If G encounters a 301 - then it will remove the bad URL from the SERPs.

--- Setup Script based Redirects ---
Pretty much like the Server based method,
but you use your Script (php, asp, cfm etc.) to examine the URL, and send a redirect resposne if needed.
If G encounters a 301 - then it will remove the bad URL from the SERPs.

--- Start using the Canonica Link Element ---
By including the CLE on your pages - you wil lbe telling G which URL you would prefer
that content to appear on in the SERPs - regardless of what URL G see's it on.
That means though G may see the same content udner the normal URL and hte one with the strange
parameters - it will know to use the "clean" one.
If G encounters a CLE - then it will remove the bad URL from the SERPs.

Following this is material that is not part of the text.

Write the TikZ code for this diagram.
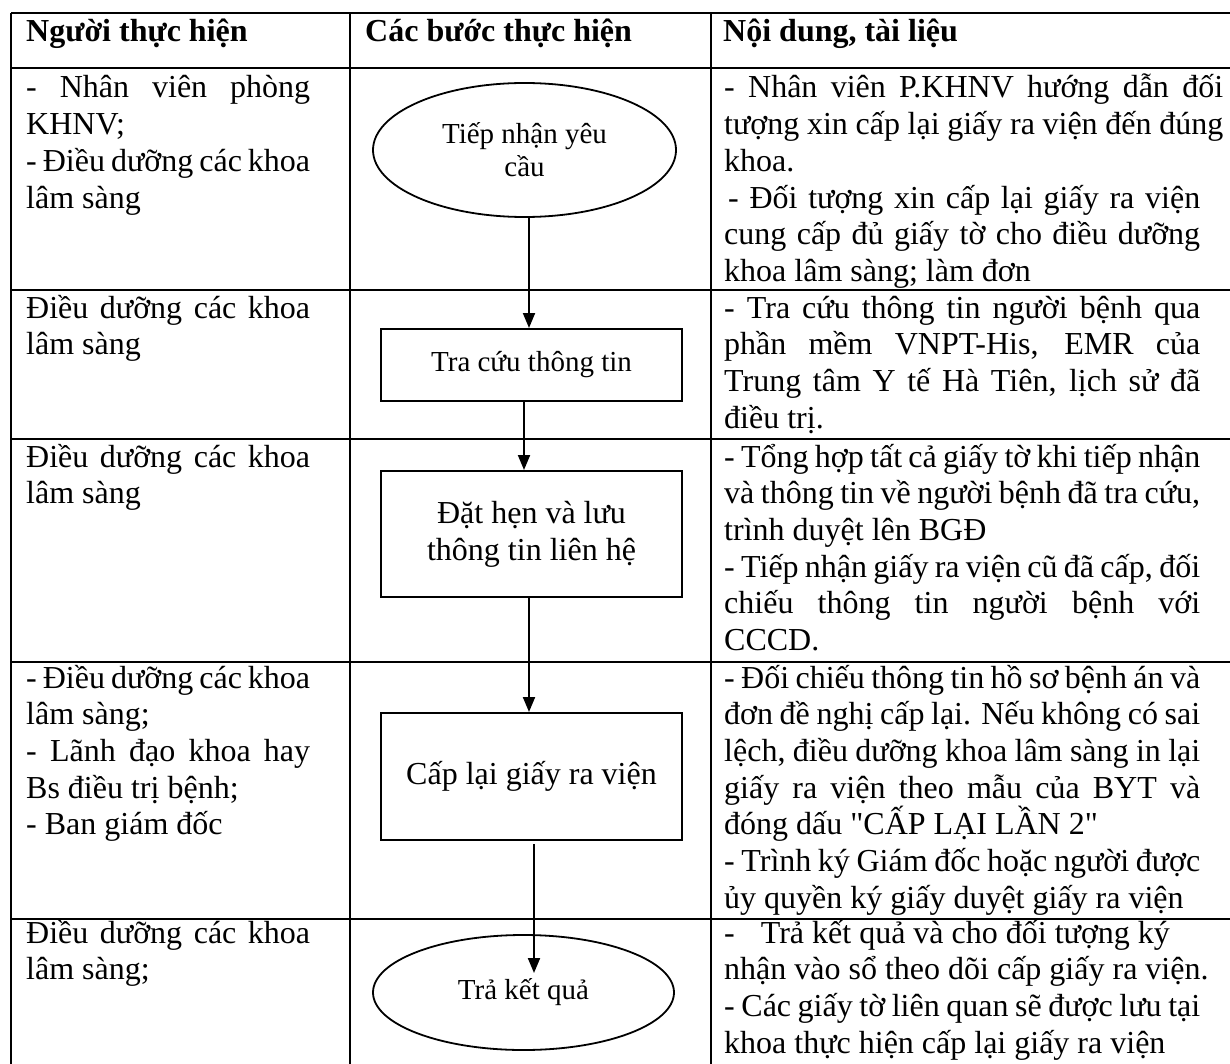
\documentclass[tikz,border=0pt]{standalone}
\usepackage{fontspec}
\setmainfont{Liberation Serif}[Ligatures=TeXOff]
\usetikzlibrary{arrows.meta,shapes.geometric}
\newcommand\jA[1]{\makebox[284pt][s]{#1}}
\newcommand\jC[1]{\makebox[476pt][s]{#1}}
\newcommand\jD[1]{\makebox[499pt][s]{#1}}
\newcommand\jE[1]{\makebox[472pt][s]{#1}}
\begin{document}
\begin{tikzpicture}[x=1pt,y=-1pt,
  grid/.style={line width=2.2pt},
  cell/.style={inner sep=0pt, anchor=base west, font=\fontsize{32}{36.7}\selectfont},
  head/.style={inner sep=0pt, anchor=base west, font=\bfseries\fontsize{32}{36.7}\selectfont},
  proc/.style={draw, line width=2pt, rectangle, minimum width=301pt, inner sep=0pt, align=center},
  term/.style={draw, line width=1.8pt, ellipse, inner sep=0pt, align=center, font=\fontsize{29}{33}\selectfont},
  arr/.style={line width=2pt, -{Triangle[length=15pt,width=12pt]}}
]
\useasboundingbox (0,0) rectangle (1230,1064);
\fill[white] (0,0) rectangle (1230,1064);

% table grid
\draw[grid] (11,13) -- (1245,13);
\draw[grid] (11,68) -- (1245,68);
\draw[grid] (11,290) -- (1245,290);
\draw[grid] (11,439) -- (1245,439);
\draw[grid] (11,662) -- (1245,662);
\draw[grid] (11,919) -- (1245,919);
\draw[grid] (11,13) -- (11,1080);
\draw[grid] (350,13) -- (350,1080);
\draw[grid] (711,13) -- (711,1080);

% header
\node[head] (h1) at (26,42) {Người thực hiện};
\node[head] (h2) at (365,42) {Các bước thực hiện};
\node[head] (h3) at (723,42) {Nội dung, tài liệu};

% column 1
\node[cell] (a1) at (26,98) {\parbox[t]{330pt}{\jA{- Nhân viên phòng}\\KHNV;\\\jA{- Điều dưỡng các khoa}\\lâm sàng}};
\node[cell] (a2) at (26,318) {\parbox[t]{330pt}{\jA{Điều dưỡng các khoa}\\lâm sàng}};
\node[cell] (a3) at (26,467) {\parbox[t]{330pt}{\jA{Điều dưỡng các khoa}\\lâm sàng}};
\node[cell] (a4) at (26,688) {\parbox[t]{330pt}{\jA{- Điều dưỡng các khoa}\\lâm sàng;\\\jA{- Lãnh đạo khoa hay}\\Bs điều trị bệnh;\\- Ban giám đốc}};
\node[cell] (a5) at (26,943) {\parbox[t]{330pt}{\jA{Điều dưỡng các khoa}\\lâm sàng;}};

% column 3
\node[cell] (c1) at (724,98) {\parbox[t]{560pt}{\jD{- Nhân viên P.KHNV hướng dẫn đối}\\\jD{tượng xin cấp lại giấy ra viện đến đúng}\\khoa.\\\hspace*{4pt}\jE{- Đối tượng xin cấp lại giấy ra viện}\\\jC{cung cấp đủ giấy tờ cho điều dưỡng}\\khoa lâm sàng; làm đơn}};
\node[cell] (c2) at (724,318) {\parbox[t]{560pt}{\jC{- Tra cứu thông tin người bệnh qua}\\\jC{phần mềm VNPT-His, EMR của}\\\jC{Trung tâm Y tế Hà Tiên, lịch sử đã}\\điều trị.}};
\node[cell] (c3) at (724,467) {\parbox[t]{560pt}{\jC{- Tổng hợp tất cả giấy tờ khi tiếp nhận}\\\jC{và thông tin về người bệnh đã tra cứu,}\\trình duyệt lên BGĐ\\\jC{- Tiếp nhận giấy ra viện cũ đã cấp, đối}\\\jC{chiếu thông tin người bệnh với}\\CCCD.}};
\node[cell] (c4) at (724,688) {\parbox[t]{560pt}{\jC{- Đối chiếu thông tin hồ sơ bệnh án và}\\\jC{đơn đề nghị cấp lại. Nếu không có sai}\\\jC{lệch, điều dưỡng khoa lâm sàng in lại}\\\jC{giấy ra viện theo mẫu của BYT và}\\đóng dấu "CẤP LẠI LẦN 2"\\\jC{- Trình ký Giám đốc hoặc người được}\\ủy quyền ký giấy duyệt giấy ra viện}};
\node[cell] (c5) at (724,943) {\parbox[t]{560pt}{-\hspace{26pt}Trả kết quả và cho đối tượng ký\\nhận vào sổ theo dõi cấp giấy ra viện.\\\jC{- Các giấy tờ liên quan sẽ được lưu tại}\\khoa thực hiện cấp lại giấy ra viện}};

% flow
\node[term, minimum width=303pt, minimum height=134pt] (e1) at (524.5,150) {Tiếp nhận yêu\\cầu};
\node[proc, minimum height=72pt, font=\fontsize{29}{33}\selectfont] (r2) at (531.5,365) {Tra cứu thông tin};
\node[proc, minimum height=126pt, font=\fontsize{32}{36.7}\selectfont] (r3) at (531.5,534) {Đặt hẹn và lưu\\thông tin liên hệ};
\node[proc, minimum height=127pt, font=\fontsize{32}{36.7}\selectfont] (r4) at (531.5,776.5) {Cấp lại giấy ra viện};
\node[term, minimum width=301pt, minimum height=115pt] (e5) at (523.5,992.5) {Trả kết quả};

\draw[arr] ([xshift=4.5pt]e1.south) -- ([xshift=-2.5pt]r2.north);
\draw[arr] ([xshift=-7.5pt]r2.south) -- ([xshift=-7.5pt]r3.north);
\draw[arr] ([xshift=-2.5pt]r3.south) -- ([xshift=-2.5pt]r4.north);
\draw[arr] ([xshift=2.5pt,yshift=-3pt]r4.south) -- ([xshift=10.5pt,yshift=19.5pt]e5.center);
\end{tikzpicture}
\end{document}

--- Start using the Parameter Handling Tool ---
In Google WebMaster Tools (GWMT) there is the PHT.
You can tell G to ignore certain Parameters (or Paramters and Values).
This works along the same lines as the CLE method - but instead of telling G which URLyou want it to pay attention to,
you tell it parts of a URL to ignore.
If G see's a match for the PHT - then it will remove the bad URL from the SERPs.

--- robots.txt [Last Resort] ---
And I'll say it again - this is the Last Resort Method!
Robots.txt does Not stop Indexing - it stops Crawling.
Blocking such URLs
 a) may Not stop G showing them in the SERPs
 b) will Not automatically remove the Bad URL from the SERPs
(If you want the URL removed from the SERPs - then you will have to use the URL Removal Request tool as well)


------------------------------------------------------------

NOTE:

This is a "general auto-response" post.
This is Not a Topic for discussion;


It is a point of reference to save having to type the same answer repeatedly due to the sheer number of times this question is asked and is meant as an aid for people that don't seem search/read the various other posts regarding this topic.
Thank you for taking the time to read this Auto-Response.


Please - do Not post your questions in this topic!


(And as there are people that are Hard of Reading ...)


                     Please - do Not post your questions in this topic!